-- Start RECORDS SUPPLIED --
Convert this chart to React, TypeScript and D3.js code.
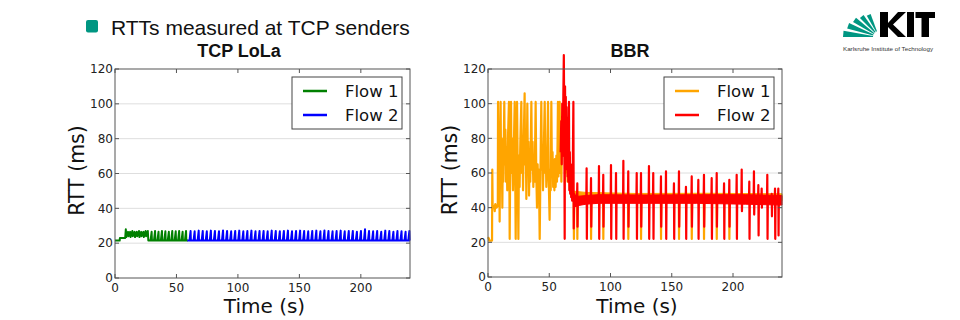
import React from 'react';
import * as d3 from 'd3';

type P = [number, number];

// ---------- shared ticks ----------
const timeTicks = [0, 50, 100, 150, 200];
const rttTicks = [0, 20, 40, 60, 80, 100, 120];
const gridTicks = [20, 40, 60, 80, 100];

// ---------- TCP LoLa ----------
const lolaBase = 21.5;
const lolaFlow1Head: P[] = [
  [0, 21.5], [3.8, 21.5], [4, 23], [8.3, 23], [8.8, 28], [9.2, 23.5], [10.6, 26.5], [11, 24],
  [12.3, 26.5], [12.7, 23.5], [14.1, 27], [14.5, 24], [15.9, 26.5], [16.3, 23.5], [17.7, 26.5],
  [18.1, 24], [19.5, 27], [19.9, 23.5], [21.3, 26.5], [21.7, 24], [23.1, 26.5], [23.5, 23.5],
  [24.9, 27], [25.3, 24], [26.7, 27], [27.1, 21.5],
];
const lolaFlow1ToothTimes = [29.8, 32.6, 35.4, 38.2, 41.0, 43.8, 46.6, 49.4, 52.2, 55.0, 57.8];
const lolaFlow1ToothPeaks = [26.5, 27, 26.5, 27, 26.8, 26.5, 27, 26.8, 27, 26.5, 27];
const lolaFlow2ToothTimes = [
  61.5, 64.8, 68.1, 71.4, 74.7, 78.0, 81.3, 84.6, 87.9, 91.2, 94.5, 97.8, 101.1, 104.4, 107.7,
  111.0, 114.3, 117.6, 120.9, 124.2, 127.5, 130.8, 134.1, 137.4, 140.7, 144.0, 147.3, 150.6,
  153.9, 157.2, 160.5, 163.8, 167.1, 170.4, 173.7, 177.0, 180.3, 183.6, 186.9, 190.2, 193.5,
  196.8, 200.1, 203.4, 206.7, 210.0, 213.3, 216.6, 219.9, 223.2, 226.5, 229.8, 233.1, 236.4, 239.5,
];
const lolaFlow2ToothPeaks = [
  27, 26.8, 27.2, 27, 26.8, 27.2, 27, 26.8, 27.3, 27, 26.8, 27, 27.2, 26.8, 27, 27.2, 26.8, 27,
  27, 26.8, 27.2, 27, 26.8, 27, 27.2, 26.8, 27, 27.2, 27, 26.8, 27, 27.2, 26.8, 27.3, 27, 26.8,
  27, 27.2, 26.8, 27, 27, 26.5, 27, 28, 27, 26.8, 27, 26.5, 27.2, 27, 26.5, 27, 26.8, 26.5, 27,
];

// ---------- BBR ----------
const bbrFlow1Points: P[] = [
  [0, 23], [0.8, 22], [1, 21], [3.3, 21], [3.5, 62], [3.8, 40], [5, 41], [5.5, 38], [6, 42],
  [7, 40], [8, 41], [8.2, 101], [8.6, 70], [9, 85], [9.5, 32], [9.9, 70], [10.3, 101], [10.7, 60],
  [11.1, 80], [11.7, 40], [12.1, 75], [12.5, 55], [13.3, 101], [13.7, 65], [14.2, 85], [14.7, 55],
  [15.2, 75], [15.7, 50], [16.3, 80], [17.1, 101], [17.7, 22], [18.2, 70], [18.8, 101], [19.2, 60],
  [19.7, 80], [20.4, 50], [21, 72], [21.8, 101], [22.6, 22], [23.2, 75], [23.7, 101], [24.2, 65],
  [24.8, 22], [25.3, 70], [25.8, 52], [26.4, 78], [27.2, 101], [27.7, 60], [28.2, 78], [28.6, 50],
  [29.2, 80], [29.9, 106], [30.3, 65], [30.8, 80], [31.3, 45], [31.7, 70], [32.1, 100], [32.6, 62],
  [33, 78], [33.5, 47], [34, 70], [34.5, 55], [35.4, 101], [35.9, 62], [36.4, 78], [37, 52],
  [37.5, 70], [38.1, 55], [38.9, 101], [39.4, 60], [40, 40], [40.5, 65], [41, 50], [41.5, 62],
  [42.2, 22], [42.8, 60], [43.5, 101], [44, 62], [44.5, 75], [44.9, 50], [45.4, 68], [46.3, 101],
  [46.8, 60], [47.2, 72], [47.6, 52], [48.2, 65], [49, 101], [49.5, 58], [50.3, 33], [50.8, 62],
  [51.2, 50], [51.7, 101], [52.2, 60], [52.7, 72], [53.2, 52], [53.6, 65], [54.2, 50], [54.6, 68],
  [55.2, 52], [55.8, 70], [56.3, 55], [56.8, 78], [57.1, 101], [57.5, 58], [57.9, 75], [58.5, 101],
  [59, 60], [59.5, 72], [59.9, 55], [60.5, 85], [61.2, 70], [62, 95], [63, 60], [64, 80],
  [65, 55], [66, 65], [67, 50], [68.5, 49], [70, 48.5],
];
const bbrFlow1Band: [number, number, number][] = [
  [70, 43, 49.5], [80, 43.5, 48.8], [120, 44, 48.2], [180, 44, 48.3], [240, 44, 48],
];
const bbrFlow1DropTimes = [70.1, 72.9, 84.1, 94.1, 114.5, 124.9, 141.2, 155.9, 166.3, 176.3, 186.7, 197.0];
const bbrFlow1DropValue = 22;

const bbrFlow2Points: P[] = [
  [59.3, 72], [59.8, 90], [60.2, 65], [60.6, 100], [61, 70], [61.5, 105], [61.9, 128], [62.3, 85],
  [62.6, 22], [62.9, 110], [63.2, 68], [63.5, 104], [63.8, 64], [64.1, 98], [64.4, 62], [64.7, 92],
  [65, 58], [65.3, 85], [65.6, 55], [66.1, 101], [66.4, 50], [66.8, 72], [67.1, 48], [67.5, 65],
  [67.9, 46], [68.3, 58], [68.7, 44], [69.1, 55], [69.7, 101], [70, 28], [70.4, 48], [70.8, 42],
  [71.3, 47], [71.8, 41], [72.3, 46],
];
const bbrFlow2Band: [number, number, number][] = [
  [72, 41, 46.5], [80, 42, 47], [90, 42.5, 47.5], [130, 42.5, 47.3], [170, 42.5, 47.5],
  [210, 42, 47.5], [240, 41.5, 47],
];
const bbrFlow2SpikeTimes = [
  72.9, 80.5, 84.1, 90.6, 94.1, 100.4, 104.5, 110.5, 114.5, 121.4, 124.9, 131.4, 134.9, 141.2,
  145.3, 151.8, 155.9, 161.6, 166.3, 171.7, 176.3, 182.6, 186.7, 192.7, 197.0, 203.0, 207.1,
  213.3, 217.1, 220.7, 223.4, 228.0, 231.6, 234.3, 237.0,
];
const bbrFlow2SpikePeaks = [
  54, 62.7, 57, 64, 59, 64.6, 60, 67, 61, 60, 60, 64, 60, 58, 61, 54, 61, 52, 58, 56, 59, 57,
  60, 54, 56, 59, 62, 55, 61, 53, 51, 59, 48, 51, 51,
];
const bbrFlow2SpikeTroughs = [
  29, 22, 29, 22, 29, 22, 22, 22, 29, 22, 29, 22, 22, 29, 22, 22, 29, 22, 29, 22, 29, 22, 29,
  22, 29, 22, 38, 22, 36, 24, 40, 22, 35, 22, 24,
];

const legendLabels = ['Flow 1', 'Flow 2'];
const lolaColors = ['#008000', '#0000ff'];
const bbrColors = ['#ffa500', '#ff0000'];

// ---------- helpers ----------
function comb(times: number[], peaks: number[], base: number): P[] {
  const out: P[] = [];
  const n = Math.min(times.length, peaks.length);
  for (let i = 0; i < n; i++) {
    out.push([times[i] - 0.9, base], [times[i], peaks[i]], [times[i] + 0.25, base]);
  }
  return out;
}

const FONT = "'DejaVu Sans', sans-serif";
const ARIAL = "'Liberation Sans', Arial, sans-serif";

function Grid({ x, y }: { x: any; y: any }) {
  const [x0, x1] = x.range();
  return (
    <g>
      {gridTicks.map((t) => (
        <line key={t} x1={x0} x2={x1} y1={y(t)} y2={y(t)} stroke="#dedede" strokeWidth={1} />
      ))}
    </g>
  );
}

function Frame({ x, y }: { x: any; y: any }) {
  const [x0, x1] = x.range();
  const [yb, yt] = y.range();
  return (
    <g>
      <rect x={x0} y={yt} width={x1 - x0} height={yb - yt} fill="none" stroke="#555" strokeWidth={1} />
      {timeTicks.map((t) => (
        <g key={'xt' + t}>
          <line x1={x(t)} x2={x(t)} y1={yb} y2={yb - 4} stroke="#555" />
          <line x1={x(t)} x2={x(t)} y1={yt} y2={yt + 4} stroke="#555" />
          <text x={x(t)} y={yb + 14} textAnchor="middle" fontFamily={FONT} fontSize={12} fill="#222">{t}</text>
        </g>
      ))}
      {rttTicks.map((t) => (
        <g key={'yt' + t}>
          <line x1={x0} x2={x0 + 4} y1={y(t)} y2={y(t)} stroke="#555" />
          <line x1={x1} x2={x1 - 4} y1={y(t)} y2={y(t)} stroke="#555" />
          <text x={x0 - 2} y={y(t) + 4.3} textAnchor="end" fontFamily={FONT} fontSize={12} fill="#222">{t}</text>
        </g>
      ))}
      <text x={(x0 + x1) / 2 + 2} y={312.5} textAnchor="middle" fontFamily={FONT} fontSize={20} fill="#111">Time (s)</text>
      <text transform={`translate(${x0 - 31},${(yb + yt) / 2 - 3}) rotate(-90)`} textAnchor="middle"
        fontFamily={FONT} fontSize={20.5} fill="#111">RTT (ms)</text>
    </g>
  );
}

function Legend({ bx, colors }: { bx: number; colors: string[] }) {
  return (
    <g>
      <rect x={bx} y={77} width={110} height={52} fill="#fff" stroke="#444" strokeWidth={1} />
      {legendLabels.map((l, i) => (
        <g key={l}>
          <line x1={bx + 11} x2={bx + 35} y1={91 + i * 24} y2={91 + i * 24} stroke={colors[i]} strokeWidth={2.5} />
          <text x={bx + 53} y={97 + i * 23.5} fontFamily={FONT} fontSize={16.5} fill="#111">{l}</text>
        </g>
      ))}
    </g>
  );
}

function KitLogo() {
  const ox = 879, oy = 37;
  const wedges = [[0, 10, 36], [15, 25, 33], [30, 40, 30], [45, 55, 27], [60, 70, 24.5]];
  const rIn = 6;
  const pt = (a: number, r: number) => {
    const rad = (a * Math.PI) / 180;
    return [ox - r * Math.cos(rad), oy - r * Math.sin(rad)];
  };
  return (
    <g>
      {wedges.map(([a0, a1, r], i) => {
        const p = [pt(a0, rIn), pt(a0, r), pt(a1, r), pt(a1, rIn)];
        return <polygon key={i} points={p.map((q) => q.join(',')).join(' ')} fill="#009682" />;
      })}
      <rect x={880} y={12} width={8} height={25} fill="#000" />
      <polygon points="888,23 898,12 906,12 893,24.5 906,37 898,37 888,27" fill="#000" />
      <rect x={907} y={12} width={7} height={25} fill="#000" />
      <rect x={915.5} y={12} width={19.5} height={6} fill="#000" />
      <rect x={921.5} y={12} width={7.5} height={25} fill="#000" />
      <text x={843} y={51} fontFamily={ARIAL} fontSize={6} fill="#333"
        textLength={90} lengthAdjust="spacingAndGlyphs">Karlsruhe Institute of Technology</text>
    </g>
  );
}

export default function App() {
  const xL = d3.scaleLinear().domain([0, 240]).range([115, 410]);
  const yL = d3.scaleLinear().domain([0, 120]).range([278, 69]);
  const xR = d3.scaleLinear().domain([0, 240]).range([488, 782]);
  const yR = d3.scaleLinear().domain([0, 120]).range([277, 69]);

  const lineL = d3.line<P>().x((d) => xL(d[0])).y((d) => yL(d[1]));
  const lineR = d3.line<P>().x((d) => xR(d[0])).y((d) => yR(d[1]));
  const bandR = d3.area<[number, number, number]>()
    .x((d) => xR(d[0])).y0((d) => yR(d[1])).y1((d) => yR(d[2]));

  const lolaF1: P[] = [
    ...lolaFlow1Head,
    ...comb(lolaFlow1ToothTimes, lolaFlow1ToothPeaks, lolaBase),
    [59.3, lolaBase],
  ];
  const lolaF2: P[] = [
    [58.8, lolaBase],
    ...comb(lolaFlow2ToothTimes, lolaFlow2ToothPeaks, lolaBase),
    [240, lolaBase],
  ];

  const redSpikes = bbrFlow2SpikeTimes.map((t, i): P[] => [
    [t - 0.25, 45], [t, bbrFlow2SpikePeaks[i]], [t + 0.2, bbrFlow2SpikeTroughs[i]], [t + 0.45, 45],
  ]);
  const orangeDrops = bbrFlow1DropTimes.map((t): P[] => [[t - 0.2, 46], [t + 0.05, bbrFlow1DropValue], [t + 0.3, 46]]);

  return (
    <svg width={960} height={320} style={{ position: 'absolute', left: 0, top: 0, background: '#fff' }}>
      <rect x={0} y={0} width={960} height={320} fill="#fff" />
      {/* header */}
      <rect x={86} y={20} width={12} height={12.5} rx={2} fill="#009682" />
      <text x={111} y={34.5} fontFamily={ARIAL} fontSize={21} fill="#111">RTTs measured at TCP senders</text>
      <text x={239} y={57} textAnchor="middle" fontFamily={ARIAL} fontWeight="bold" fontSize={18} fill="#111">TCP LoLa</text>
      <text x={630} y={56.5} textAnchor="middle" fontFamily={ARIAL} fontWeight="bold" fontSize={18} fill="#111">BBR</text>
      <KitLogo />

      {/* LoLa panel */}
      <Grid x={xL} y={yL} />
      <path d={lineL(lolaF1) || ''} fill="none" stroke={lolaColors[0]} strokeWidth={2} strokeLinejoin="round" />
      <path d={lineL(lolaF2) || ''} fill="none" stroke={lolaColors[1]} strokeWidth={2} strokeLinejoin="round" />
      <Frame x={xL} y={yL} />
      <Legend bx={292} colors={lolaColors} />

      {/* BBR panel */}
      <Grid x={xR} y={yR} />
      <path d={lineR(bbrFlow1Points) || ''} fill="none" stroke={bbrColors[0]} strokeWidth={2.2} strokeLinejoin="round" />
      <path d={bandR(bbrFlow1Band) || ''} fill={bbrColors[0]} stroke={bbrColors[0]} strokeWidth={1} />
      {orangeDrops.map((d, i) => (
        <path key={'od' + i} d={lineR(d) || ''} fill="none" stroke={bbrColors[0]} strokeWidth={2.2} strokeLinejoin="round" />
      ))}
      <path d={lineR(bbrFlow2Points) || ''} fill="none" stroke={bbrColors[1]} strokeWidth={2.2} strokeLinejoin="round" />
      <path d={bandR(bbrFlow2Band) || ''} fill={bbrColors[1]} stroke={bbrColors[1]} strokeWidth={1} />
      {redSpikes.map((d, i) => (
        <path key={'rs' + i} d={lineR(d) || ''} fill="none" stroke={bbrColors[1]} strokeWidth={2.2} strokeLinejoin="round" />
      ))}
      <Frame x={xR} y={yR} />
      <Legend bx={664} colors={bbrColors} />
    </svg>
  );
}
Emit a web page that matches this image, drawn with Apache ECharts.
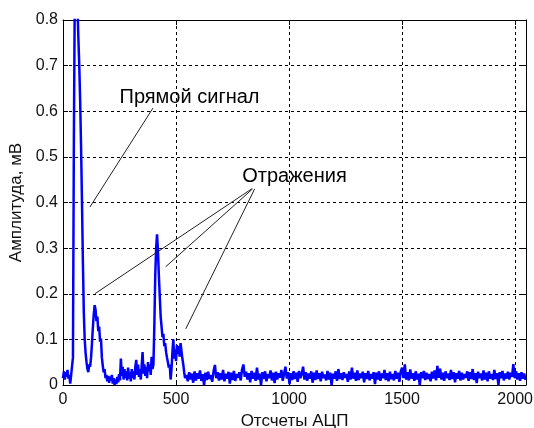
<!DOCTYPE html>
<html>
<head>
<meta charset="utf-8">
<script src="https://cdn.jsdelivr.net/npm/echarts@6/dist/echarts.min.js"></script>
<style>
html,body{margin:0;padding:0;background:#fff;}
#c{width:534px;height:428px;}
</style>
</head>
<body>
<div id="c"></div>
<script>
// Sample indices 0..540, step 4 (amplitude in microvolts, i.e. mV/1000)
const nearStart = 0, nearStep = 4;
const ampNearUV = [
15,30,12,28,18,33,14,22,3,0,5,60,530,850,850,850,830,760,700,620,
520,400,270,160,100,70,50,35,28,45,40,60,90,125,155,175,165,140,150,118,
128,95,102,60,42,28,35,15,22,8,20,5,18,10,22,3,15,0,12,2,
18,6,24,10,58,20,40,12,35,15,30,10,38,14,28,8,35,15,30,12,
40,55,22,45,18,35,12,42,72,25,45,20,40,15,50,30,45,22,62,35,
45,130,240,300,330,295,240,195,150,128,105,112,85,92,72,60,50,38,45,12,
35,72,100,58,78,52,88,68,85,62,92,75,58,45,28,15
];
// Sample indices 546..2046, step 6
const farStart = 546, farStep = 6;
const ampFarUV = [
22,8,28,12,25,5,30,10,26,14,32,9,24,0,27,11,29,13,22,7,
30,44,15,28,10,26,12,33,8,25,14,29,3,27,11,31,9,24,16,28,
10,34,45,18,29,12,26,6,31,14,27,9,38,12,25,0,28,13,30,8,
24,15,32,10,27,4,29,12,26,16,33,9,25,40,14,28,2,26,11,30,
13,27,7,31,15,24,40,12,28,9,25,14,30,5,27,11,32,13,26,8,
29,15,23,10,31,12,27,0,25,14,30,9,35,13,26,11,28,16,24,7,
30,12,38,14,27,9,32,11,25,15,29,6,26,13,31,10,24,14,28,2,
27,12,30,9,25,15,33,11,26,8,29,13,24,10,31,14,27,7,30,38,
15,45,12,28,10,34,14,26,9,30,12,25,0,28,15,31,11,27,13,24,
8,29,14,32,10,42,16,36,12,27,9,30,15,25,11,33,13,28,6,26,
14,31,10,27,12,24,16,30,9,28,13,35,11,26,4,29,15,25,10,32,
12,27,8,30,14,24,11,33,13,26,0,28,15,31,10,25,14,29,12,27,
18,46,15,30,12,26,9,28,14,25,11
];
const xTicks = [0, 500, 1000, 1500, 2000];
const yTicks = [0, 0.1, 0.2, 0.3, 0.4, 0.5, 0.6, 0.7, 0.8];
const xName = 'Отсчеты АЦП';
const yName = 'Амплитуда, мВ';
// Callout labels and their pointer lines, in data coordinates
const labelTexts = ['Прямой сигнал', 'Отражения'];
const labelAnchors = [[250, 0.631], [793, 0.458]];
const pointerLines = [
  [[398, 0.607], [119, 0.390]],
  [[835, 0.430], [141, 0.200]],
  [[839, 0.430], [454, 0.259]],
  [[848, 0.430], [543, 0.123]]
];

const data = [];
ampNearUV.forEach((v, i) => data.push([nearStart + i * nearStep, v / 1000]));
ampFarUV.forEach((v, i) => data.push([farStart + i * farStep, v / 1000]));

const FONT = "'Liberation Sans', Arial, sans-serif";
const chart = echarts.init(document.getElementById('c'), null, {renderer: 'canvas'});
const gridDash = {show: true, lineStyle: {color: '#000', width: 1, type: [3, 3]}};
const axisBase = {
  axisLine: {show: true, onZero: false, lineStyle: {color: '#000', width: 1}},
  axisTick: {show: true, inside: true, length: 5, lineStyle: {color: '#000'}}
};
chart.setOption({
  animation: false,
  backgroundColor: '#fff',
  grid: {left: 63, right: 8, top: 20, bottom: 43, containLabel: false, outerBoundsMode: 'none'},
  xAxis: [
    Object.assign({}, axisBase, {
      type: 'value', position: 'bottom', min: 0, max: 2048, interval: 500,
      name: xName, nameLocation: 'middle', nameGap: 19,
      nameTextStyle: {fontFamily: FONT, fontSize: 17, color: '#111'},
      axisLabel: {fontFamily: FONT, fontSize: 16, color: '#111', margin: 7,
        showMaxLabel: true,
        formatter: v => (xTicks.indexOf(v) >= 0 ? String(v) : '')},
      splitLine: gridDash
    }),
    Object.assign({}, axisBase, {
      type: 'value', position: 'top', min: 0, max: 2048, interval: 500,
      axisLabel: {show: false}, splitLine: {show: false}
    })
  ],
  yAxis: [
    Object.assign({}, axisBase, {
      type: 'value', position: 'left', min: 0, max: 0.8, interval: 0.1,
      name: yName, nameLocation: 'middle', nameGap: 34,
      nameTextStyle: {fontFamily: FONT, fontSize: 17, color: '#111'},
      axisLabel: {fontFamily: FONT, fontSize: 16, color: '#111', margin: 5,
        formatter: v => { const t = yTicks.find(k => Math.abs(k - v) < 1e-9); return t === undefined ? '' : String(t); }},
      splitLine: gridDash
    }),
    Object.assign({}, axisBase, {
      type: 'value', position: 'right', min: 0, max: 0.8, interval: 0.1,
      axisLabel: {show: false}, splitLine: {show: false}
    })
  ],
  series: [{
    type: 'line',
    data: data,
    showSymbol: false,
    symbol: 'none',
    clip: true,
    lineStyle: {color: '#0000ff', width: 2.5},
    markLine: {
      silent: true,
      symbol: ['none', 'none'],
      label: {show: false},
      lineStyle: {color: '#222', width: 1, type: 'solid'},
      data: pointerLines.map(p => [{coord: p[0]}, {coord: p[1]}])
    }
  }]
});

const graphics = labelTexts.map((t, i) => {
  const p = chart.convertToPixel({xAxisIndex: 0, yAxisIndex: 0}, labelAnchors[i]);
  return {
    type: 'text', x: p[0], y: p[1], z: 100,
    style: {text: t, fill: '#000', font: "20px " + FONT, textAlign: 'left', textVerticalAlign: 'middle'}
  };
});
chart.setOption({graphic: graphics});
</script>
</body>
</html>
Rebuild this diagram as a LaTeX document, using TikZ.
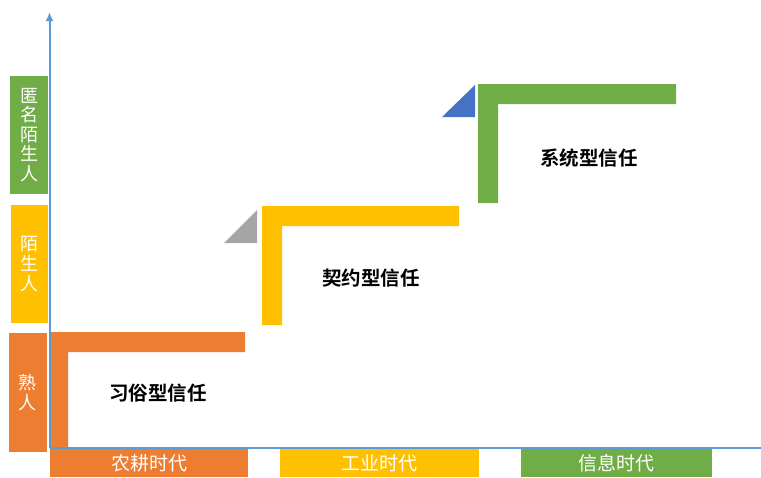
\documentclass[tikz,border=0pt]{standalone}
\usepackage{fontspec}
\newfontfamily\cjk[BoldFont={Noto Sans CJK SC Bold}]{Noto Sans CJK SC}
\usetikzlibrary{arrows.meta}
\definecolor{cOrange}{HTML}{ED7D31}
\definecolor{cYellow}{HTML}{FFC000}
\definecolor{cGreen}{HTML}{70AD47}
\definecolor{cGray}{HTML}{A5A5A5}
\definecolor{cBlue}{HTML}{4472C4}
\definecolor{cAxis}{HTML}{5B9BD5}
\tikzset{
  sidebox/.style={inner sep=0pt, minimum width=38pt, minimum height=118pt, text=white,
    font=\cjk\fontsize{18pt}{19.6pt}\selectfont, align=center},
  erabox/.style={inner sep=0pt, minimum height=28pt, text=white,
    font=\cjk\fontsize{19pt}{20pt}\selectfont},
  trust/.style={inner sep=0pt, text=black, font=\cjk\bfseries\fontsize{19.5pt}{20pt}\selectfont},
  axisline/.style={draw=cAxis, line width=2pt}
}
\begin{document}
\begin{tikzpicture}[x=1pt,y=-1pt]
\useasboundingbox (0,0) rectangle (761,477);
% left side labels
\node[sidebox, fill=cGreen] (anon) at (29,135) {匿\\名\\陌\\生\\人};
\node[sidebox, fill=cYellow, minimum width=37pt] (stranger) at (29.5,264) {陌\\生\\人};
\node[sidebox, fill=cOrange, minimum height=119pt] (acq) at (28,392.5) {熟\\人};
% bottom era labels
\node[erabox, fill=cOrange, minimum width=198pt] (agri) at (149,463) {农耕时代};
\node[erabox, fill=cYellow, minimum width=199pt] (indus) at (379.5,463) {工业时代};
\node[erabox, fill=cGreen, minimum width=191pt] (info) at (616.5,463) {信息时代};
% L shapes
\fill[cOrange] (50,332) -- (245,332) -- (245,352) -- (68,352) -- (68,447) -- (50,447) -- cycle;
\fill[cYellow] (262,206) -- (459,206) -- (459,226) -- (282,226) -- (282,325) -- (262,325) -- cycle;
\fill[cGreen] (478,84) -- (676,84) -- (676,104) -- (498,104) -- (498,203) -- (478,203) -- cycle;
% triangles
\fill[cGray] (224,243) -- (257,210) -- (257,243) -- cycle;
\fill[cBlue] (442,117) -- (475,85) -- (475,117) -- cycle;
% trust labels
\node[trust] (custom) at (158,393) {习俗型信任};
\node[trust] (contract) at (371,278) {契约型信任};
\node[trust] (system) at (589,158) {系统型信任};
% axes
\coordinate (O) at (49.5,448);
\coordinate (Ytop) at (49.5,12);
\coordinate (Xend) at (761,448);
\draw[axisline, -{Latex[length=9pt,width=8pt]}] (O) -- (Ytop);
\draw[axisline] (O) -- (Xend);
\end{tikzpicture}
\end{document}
-- End RECORDS SUPPLIED --
YOUR GOAL => Copy the records above exactly, from the first line through the line containing "const gridTicks = [20, 40, 60, 80, 100];", and leave out the pictures.

TASK SOLUTION =>
Convert this chart to React, TypeScript and D3.js code.
import React from 'react';
import * as d3 from 'd3';

type P = [number, number];

// ---------- shared ticks ----------
const timeTicks = [0, 50, 100, 150, 200];
const rttTicks = [0, 20, 40, 60, 80, 100, 120];
const gridTicks = [20, 40, 60, 80, 100];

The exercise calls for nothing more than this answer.